16:54:21.616 > Emitted: 100,000
16:54:21.624 > Emitted: 200,000
16:54:21.633 > Emitted: 300,000
16:54:21.641 > Emitted: 400,000
16:54:21.895 > Produced: 500,000, TotalMemory: 4,313,344 bytes
16:54:21.897 > Emitted: 500,000
16:54:22.380 > Produced: 600,000, TotalMemory: 6,411,208 bytes
16:54:22.381 > Emitted: 600,000
16:54:22.868 > Produced: 700,000, TotalMemory: 6,411,600 bytes
16:54:22.869 > Emitted: 700,000
16:54:23.375 > Produced: 800,000, TotalMemory: 6,413,400 bytes
16:54:23.376 > Emitted: 800,000
Count: 800,000

The memory usage keeps growing after the subscription. This is expected, because all values are buffered, and remain buffered for the whole lifetime of the replayed observable. The desirable behavior would be for the memory usage to plummet after the subscription. The buffer should be discarded after propagating the buffered values, because there is no use for it after the subscription. Also the second subscription (the await observable.Count()) should fail with an InvalidOperationException. I don't want to be able to subscribe again to the observable, after it has lost its Replay functionality.

Here is the stub of the custom ReplayOnce operator I am trying to implement. Does anyone has any idea about how to implement it?

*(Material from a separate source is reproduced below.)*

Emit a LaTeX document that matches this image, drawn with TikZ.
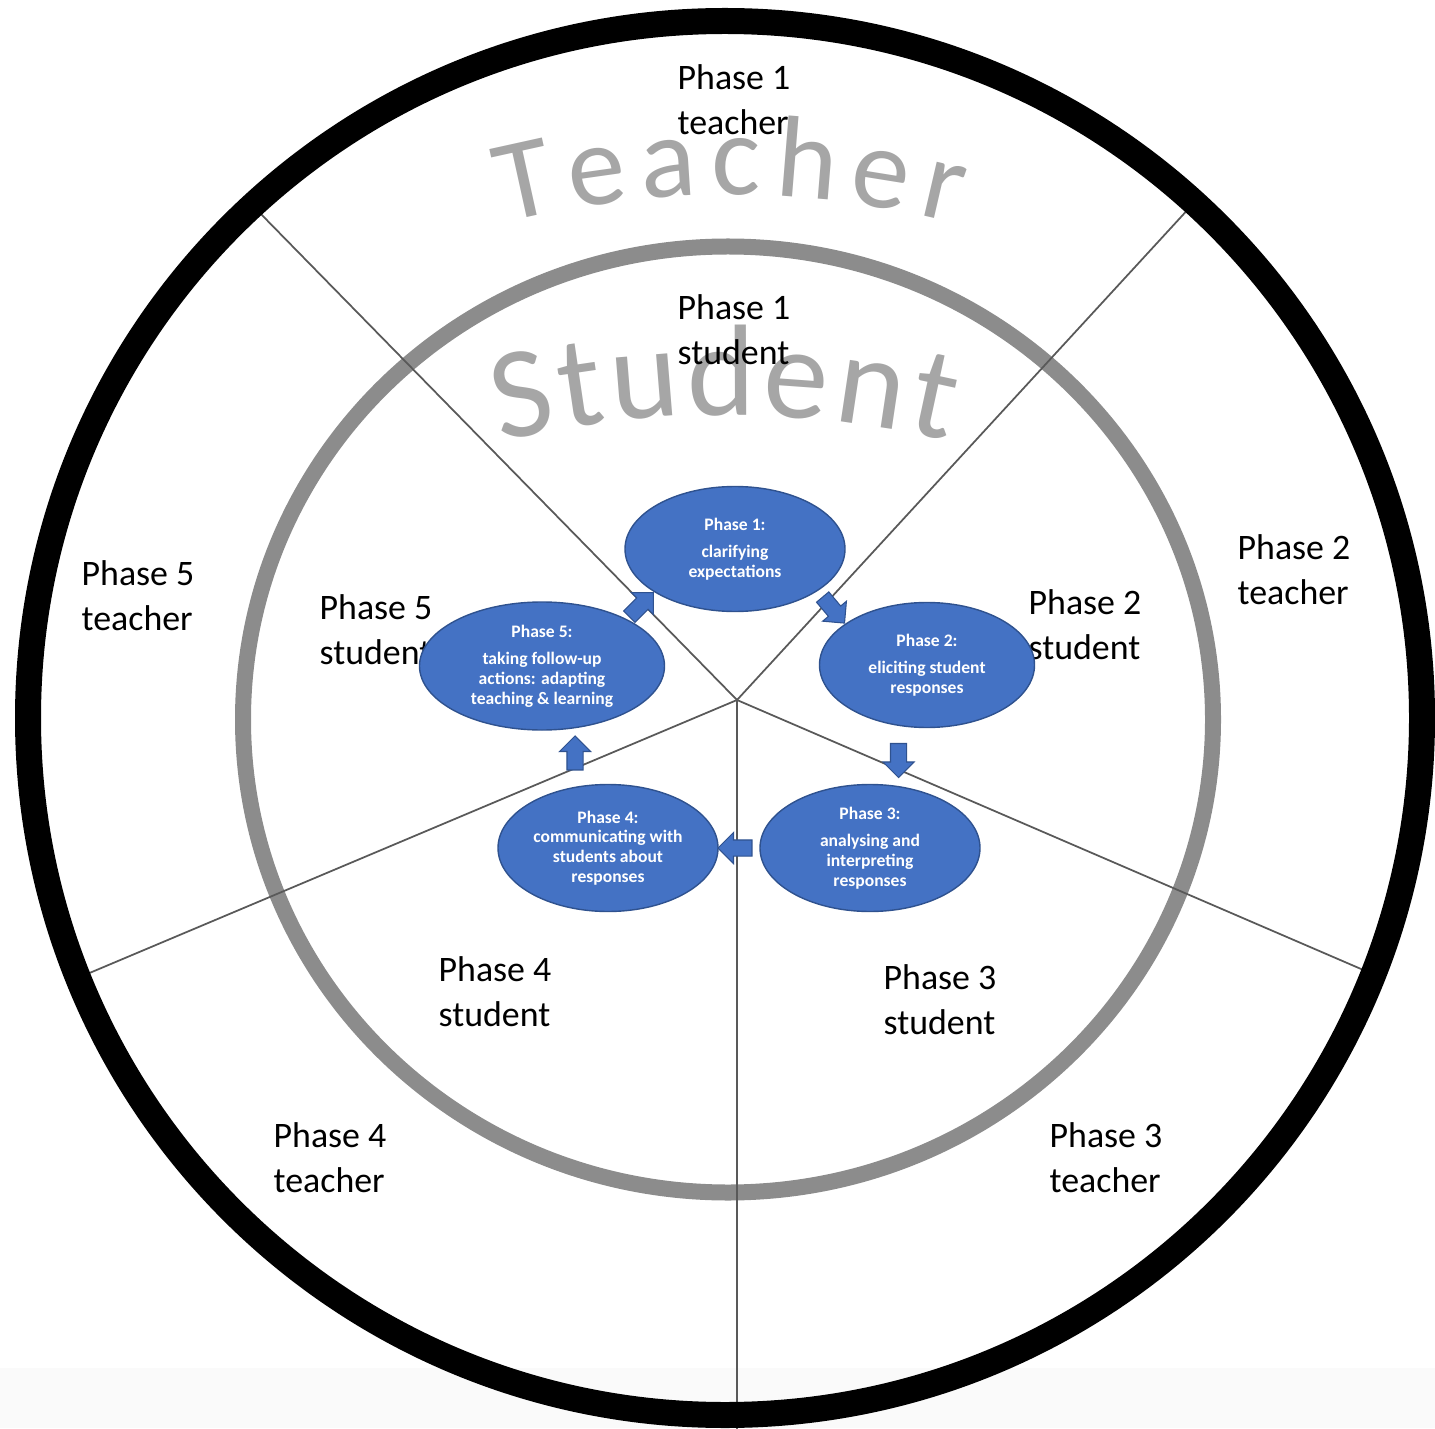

public static IConnectableObservable<T> ReplayOnce<T>(this IObservable<T> source)
{
    return source.Replay(); // TODO: enforce the subscribe-once policy
}

Btw there is a related question here, about how to make a Replay operator with a buffer that can be emptied occasionally on demand. My question is different in that I want the buffer to be completely disabled after the subscription, and not start growing ever again.


Solution

  • I came up with an implementation of the ReplayOnce operator, which is based on multicasting a custom ReplayOnceSubject<T>. This subject is backed initially by a ReplaySubject<T>, which is switched with a normal Subject<T> during the first (and only allowed) subscription:

    public static IConnectableObservable<T> ReplayOnce<T>(
        this IObservable<T> source)
    {
        return source.Multicast(new ReplayOnceSubject<T>());
    }
    
    private class ReplayOnceSubject<T> : ISubject<T>
    {
        private readonly object _locker = new object();
        private ISubject<T> _subject = new ReplaySubject<T>();
    
        public void OnNext(T value)
        {
            lock (_locker) _subject.OnNext(value);
        }
    
        public void OnError(Exception error)
        {
            lock (_locker) _subject.OnError(error);
        }
    
        public void OnCompleted()
        {
            lock (_locker) _subject.OnCompleted();
        }
    
        public IDisposable Subscribe(IObserver<T> observer)
        {
            lock (_locker)
            {
                if (_subject is ReplaySubject<T> replaySubject)
                {
                    var subject = new Subject<T>();
                    var subscription = subject.Subscribe(observer);
                    // Now replay the buffered notifications
                    replaySubject.Subscribe(subject).Dispose();
                    _subject = subject;
                    return subscription;
                }
                else
                    throw new InvalidOperationException("Already subscribed.");
            }
        }
    }
    

    The line replaySubject.Subscribe(subject) ensures that not only the buffered values will be propagated to the observer, but also any possible OnError/OnCompleted notifications. After the subscription the ReplaySubject is no longer referenced, and becomes eligible for garbage collection.